Over-customization of the CRM software—This is often a knee-jerk reaction to selecting the wrong CRM application. No packaged software will meet every functional requirement. More so, it's often the unique feature sets that support the companies competitive advantages and are far more difficult for packaged software to accommodate. That's when software customization can be a viable strategy. But when software customization exceeds the core constructs of the application it inherits major risk of time and budget overruns. And even if and when it is finished its normally difficult to manage, cumbersome to upgrade and expensive to support.
Failing to fully prepare for user adoption challenges—User adoption kills CRM when users apply a slow and grudging acceptance of what management believes is inevitable change. Even though you might believe you are achieving your goal at first glance, simply because users are using the CRM software, if those users are not doing it enthusiastically, you will likely end up failing, albeit more slowly than if they had rejected it from the very beginning.
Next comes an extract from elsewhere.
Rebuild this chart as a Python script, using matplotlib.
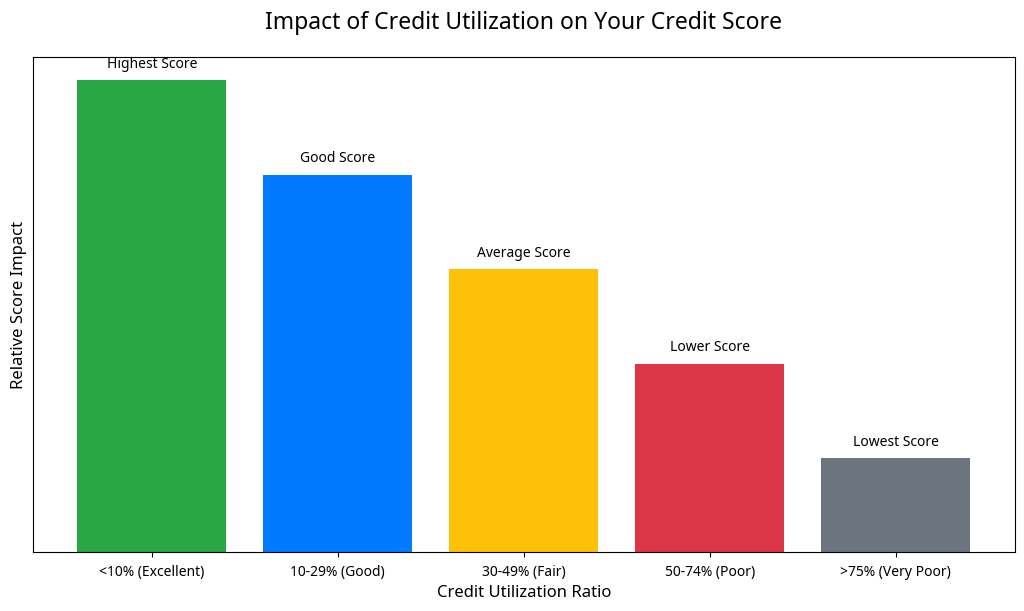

Staff who are just going through the motions without the intent and motivation to achieve the cited business benefits are simply passing time and delaying the CRM benefits. Force normally doesn't work for the long term and trying to make it work is comparable to death by a thousand small cuts.
Big bang or waterfall deployments—Implementing every CRM software module concurrently often injects more business process and cultural change than most businesses can accommodate. The big bang or watershed practice often leads to cross-functional chaos that can delay or destroy implementation progress and ROI.